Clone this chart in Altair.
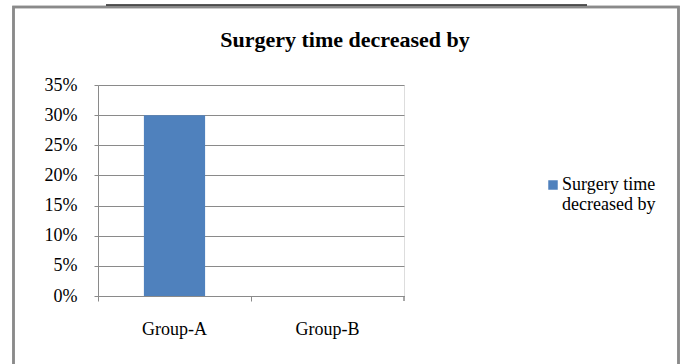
import altair as alt
import pandas as pd

# Chart values
groups = ["Group-A", "Group-B"]
decrease = [0.30, 0.0]
series_name = "Surgery time decreased by"

y_ticks = [0, 0.05, 0.10, 0.15, 0.20, 0.25, 0.30, 0.35]

FONT = "'Liberation Serif', 'Times New Roman', serif"
GRID = "#8a8a8a"
BLUE = "#4F81BD"

df = pd.DataFrame({"group": groups, "value": decrease, "series": [series_name] * len(groups)})

x_enc = alt.X(
    "group:N",
    sort=groups,
    scale=alt.Scale(paddingInner=0, paddingOuter=0),
    axis=alt.Axis(
        title=None,
        bandPosition=0,
        tickSize=5,
        tickColor=GRID,
        domainColor=GRID,
        labelAngle=0,
        labelPadding=19,
        labelFontSize=18,
        labelFont=FONT,
        labelColor="black",
        grid=False,
    ),
)
y_enc = alt.Y(
    "value:Q",
    scale=alt.Scale(domain=[0, 0.35], nice=False),
    axis=alt.Axis(
        title=None,
        values=y_ticks,
        format=".0%",
        tickSize=4,
        tickColor=GRID,
        domainColor=GRID,
        gridColor=GRID,
        labelPadding=17,
        labelFontSize=18,
        labelFont=FONT,
        labelColor="black",
    ),
)

bars = alt.Chart(df).mark_bar(width=alt.RelativeBandSize(0.4)).encode(
    x=x_enc,
    y=y_enc,
    color=alt.Color(
        "series:N",
        scale=alt.Scale(range=[BLUE]),
        legend=alt.Legend(
            title=None,
            orient="none",
            legendX=446,
            legendY=91,
            symbolType="square",
            symbolSize=90,
            symbolStrokeWidth=0,
            labelFont=FONT,
            labelFontSize=18,
            labelColor="black",
            labelOffset=0,
            labelLimit=220,
            labelExpr="split(replace(datum.label, 'time ', 'time|'), '|')",
        ),
    ),
)

# closing tick at the right end of the category axis
end_tick = alt.Chart(df).mark_rule(color=GRID).encode(
    x=alt.value(306), y=alt.value(211), y2=alt.value(216)
)

# outer chart frame
frame = alt.Chart(df).mark_rect(fill=None, stroke=GRID, strokeWidth=2.5).encode(
    x=alt.value(-84.5), x2=alt.value(580.5), y=alt.value(-78), y2=alt.value(300)
)

# rule beneath the caption line above the frame
caption_rule = alt.Chart(df).mark_rule(color="#222222", strokeWidth=1.2).encode(
    x=alt.value(8), x2=alt.value(489), y=alt.value(-80)
)

# chart heading
heading = alt.Chart(pd.DataFrame({"t": [series_name]})).mark_text(
    font=FONT, fontSize=22, fontWeight="bold", color="black",
    align="center", baseline="alphabetic",
).encode(text="t:N", x=alt.value(247), y=alt.value(-38))

chart = (
    alt.layer(frame, caption_rule, bars, end_tick, heading)
    .properties(
        width=306,
        height=211,
        autosize=alt.AutoSizeParams(type="none"),
        padding={"left": 98, "top": 85, "right": 280, "bottom": 68},
    )
    .configure_view(stroke=None)
    .configure(background="white")
)

chart.save("out.html", embed_options={"renderer": "svg", "actions": False})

————

Set problem:
Repeat the data exactly, excluding the pictures.

Exercise result:
Clone this chart in Altair.
import altair as alt
import pandas as pd

# Chart values
groups = ["Group-A", "Group-B"]
decrease = [0.30, 0.0]
series_name = "Surgery time decreased by"

y_ticks = [0, 0.05, 0.10, 0.15, 0.20, 0.25, 0.30, 0.35]

FONT = "'Liberation Serif', 'Times New Roman', serif"
GRID = "#8a8a8a"
BLUE = "#4F81BD"

df = pd.DataFrame({"group": groups, "value": decrease, "series": [series_name] * len(groups)})

x_enc = alt.X(
    "group:N",
    sort=groups,
    scale=alt.Scale(paddingInner=0, paddingOuter=0),
    axis=alt.Axis(
        title=None,
        bandPosition=0,
        tickSize=5,
        tickColor=GRID,
        domainColor=GRID,
        labelAngle=0,
        labelPadding=19,
        labelFontSize=18,
        labelFont=FONT,
        labelColor="black",
        grid=False,
    ),
)
y_enc = alt.Y(
    "value:Q",
    scale=alt.Scale(domain=[0, 0.35], nice=False),
    axis=alt.Axis(
        title=None,
        values=y_ticks,
        format=".0%",
        tickSize=4,
        tickColor=GRID,
        domainColor=GRID,
        gridColor=GRID,
        labelPadding=17,
        labelFontSize=18,
        labelFont=FONT,
        labelColor="black",
    ),
)

bars = alt.Chart(df).mark_bar(width=alt.RelativeBandSize(0.4)).encode(
    x=x_enc,
    y=y_enc,
    color=alt.Color(
        "series:N",
        scale=alt.Scale(range=[BLUE]),
        legend=alt.Legend(
            title=None,
            orient="none",
            legendX=446,
            legendY=91,
            symbolType="square",
            symbolSize=90,
            symbolStrokeWidth=0,
            labelFont=FONT,
            labelFontSize=18,
            labelColor="black",
            labelOffset=0,
            labelLimit=220,
            labelExpr="split(replace(datum.label, 'time ', 'time|'), '|')",
        ),
    ),
)

# closing tick at the right end of the category axis
end_tick = alt.Chart(df).mark_rule(color=GRID).encode(
    x=alt.value(306), y=alt.value(211), y2=alt.value(216)
)

# outer chart frame
frame = alt.Chart(df).mark_rect(fill=None, stroke=GRID, strokeWidth=2.5).encode(
    x=alt.value(-84.5), x2=alt.value(580.5), y=alt.value(-78), y2=alt.value(300)
)

# rule beneath the caption line above the frame
caption_rule = alt.Chart(df).mark_rule(color="#222222", strokeWidth=1.2).encode(
    x=alt.value(8), x2=alt.value(489), y=alt.value(-80)
)

# chart heading
heading = alt.Chart(pd.DataFrame({"t": [series_name]})).mark_text(
    font=FONT, fontSize=22, fontWeight="bold", color="black",
    align="center", baseline="alphabetic",
).encode(text="t:N", x=alt.value(247), y=alt.value(-38))

chart = (
    alt.layer(frame, caption_rule, bars, end_tick, heading)
    .properties(
        width=306,
        height=211,
        autosize=alt.AutoSizeParams(type="none"),
        padding={"left": 98, "top": 85, "right": 280, "bottom": 68},
    )
    .configure_view(stroke=None)
    .configure(background="white")
)

chart.save("out.html", embed_options={"renderer": "svg", "actions": False})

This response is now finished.